Differentiators -- do sweat the small stuff -- such as where to place the words from and to in a prompt. That can make a huge difference in a caller understanding immediately what the prompt is alluding to, or confusion leading to a possible error.

Discourse Markers -- the small words and phrases such as OK, all right, and sure. These words help to orient callers and keep them proceeding through the IVR system.

Interactive Voice Response (IVR) -- a phone technology allowing a computer to detect voice and touch tones using a normal phone call.

Opinion Data -- questions asked to callers during usability testing to rationalize the behavioral data collected in order to determine whether or not changes truly need to be made to the IVR.

Prompts -- the questions or directions posed to callers when navigating an IVR system, such as From where are you traveling? or Press 5 for more options.
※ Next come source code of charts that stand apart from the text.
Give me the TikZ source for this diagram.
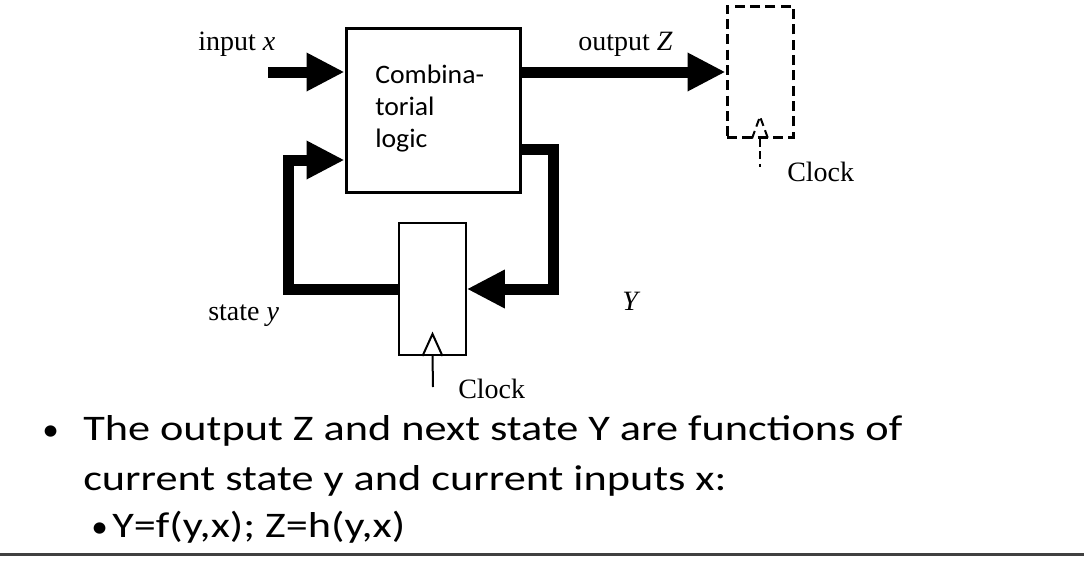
\documentclass[tikz,border=0pt]{standalone}
\usepackage{fontspec}
\setmainfont{Liberation Serif}
\newfontfamily\slidefont[FakeStretch=1.04]{Carlito}
\newfontfamily\slidewide[FakeStretch=1.23]{Carlito}
\usetikzlibrary{arrows.meta}
\definecolor{rulegray}{RGB}{64,64,64}
\tikzset{
  fsmpic/.style={x=0.75pt,y=-0.75pt},
  bus/.style={line width=8.25pt,line join=miter,-{Triangle[length=28.5pt,width=27pt]}},
  logicbox/.style={draw,line width=2.25pt,minimum width=130.5pt,minimum height=123pt,inner sep=0pt},
  regbox/.style={draw,line width=1.5pt,minimum width=50pt,minimum height=99pt,inner sep=0pt},
  clk/.style={line width=1.5pt},
  lbl/.style={font=\fontsize{21}{25}\selectfont,anchor=base west,inner sep=0pt},
  slide/.style={font=\slidewide\fontsize{27}{32}\selectfont,anchor=base west,inner sep=0pt},
  dot/.style={font=\slidefont\fontsize{24}{28}\selectfont,anchor=base west,inner sep=0pt},
}

\begin{document}
\begin{tikzpicture}[fsmpic]
    \useasboundingbox (0,0) rectangle (1084,564);
    % blocks
    \node[logicbox] (comb) at (433,110) {};
    \node[regbox] (reg) at (432.5,289) {};
    \node[regbox,line width=2.25pt,dash pattern=on 7.5pt off 4pt,minimum width=49.5pt,minimum height=98.25pt] (zreg) at (760,71.5) {};
    \node[font=\slidefont\fontsize{20}{24}\selectfont,anchor=base west,align=left,inner sep=0pt] (combtxt) at (375,147) {Combina-\\torial\\logic};
    % buses
    \coordinate (xin) at (268,72);
    \coordinate (ytop) at (553,149);
    \coordinate (ybot) at (553,289);
    \coordinate (sbot) at (288,289);
    \coordinate (stop) at (288,160);
    \draw[bus] (xin) -- (comb.west |- xin);
    \draw[bus] (comb.east |- xin) -- (zreg.west |- xin);
    \draw[bus] (comb.east |- ytop) -- (ytop) -- (ybot) -- (reg.east);
    \draw[bus] (reg.west) -- (sbot) -- (stop) -- (comb.west |- stop);
    % clocks
    \coordinate (clkin) at (433,387);
    \draw[clk] (reg.south) ++(-10,0) -- ++(10,-22) -- ++(10,22);
    \draw[clk] (reg.south) -- (clkin);
    \coordinate (zclkin) at (760,167);
    \draw[clk,dash pattern=on 6pt off 3.5pt] (zreg.south) ++(-8,0) -- ++(8,-22) -- ++(8,22);
    \draw[clk,dash pattern=on 6pt off 3.5pt] (zreg.south) -- (zclkin);
    % labels
    \node[lbl] (inlbl) at (198,50) {input \textit{x}};
    \node[lbl] (outlbl) at (578,50) {output \textit{Z}};
    \node[lbl] (zclklbl) at (787,181) {Clock};
    \node[lbl] (statelbl) at (208,320) {state \textit{y}};
    \node[lbl] (nextlbl) at (622,310) {\textit{Y}};
    \node[lbl] (clklbl) at (458,398) {Clock};
    % bullets
    \node[dot] (b1) at (42,440) {\textbullet};
    \node[slide] (t1) at (83,440) {The output Z and next state Y are functions of};
    \node[slide] (t2) at (83,490) {current state y and current inputs x:};
    \node[dot] (b2) at (91,537) {\textbullet};
    \node[slide] (t3) at (112,537) {Y=f(y,x); Z=h(y,x)};
    \draw[rulegray,line width=2.25pt] (0,554) -- (1084,554);
\end{tikzpicture}
\end{document}
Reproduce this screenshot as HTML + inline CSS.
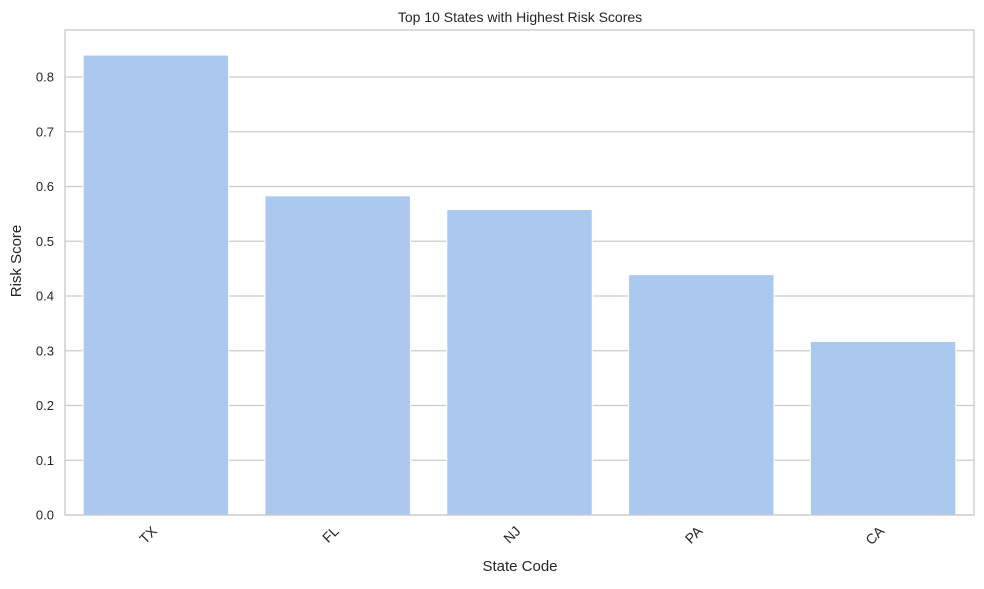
<!DOCTYPE html>
<html><head><meta charset="utf-8"><style>
body{margin:0;background:#fff;font-family:"Liberation Sans",sans-serif}
</style></head><body>
<svg id="c" width="984" height="584" xmlns="http://www.w3.org/2000/svg">
<text x="520" y="22" text-anchor="middle" font-size="14" fill="#262626">Top 10 States with Highest Risk Scores</text>
<text x="520" y="571" text-anchor="middle" font-size="15" fill="#262626">State Code</text>
<text transform="translate(21,261) rotate(-90)" text-anchor="middle" font-size="15" fill="#262626">Risk Score</text>
<g id="grid"></g><g id="bars"></g><g id="xt"></g><g id="yt"></g>
<rect x="65" y="30" width="909" height="485" fill="none" stroke="#cccccc" stroke-width="1.4"/>
</svg>
<script>
const categories=["TX","FL","NJ","PA","CA"];
const values=[0.840,0.583,0.558,0.439,0.317];
const yTicks=[0,0.1,0.2,0.3,0.4,0.5,0.6,0.7,0.8];
const yTickLabels=["0.0","0.1","0.2","0.3","0.4","0.5","0.6","0.7","0.8"];
const L=65,R=974,B=515,PX=547.5;
const NS="http://www.w3.org/2000/svg";
const y=v=>B-v*PX;
const step=(R-L)/categories.length;
const x=i=>L+step*(i+0.5);
function mk(t,a,p){const e=document.createElementNS(NS,t);for(const k in a)e.setAttribute(k,a[k]);document.getElementById(p).appendChild(e);return e;}
yTicks.forEach((v,i)=>{
 const g=mk('line',{x1:L,x2:R,y1:y(v),y2:y(v),stroke:'#cccccc','stroke-width':1.2},'grid');
 
 
 const t=mk('text',{x:L-11,y:y(v)+4.5,'text-anchor':'end','font-size':13,fill:'#262626'},'yt');
 t.textContent=yTickLabels[i];
 
 
});
categories.forEach((c,i)=>{
 const w=step*0.8;
 const r=mk('rect',{x:x(i)-w/2,y:y(values[i]),width:w,height:B-y(values[i]),fill:'#abc9ee',stroke:'#ffffff','stroke-width':1},'bars');
 
 
 const t=mk('text',{transform:`translate(${x(i)+2},${B+17}) rotate(-45)`,'text-anchor':'end','font-size':14,fill:'#262626'},'xt');
 t.textContent=c;
 
 
});
</script>
</body></html>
Speech Self-Service -- the caller using her voice to proceed through the IVR system. So when the system asks her to say security, she can say security aloud and get where she needs to go.

Touch-Tone Self-Service -- the caller presses a button on his telephone when prompted, as opposed to verbalizing the prompt. For example, he can press 1 for billing inquiries, press 2 for an account balance, and so on.

Usability Testing -- the phase in which actual callers test IVR systems before general release for a company’s use. A critical point in the design phase, usability testing
can catch unforeseen flaws that would otherwise wreak havoc on the IVR’s success.

Voice User Interface (VUI) -- the term describing the interaction with computers through a voice/speech platform in order to initiate an automated service or process. A VUI is often referred to as the heart of any speech application.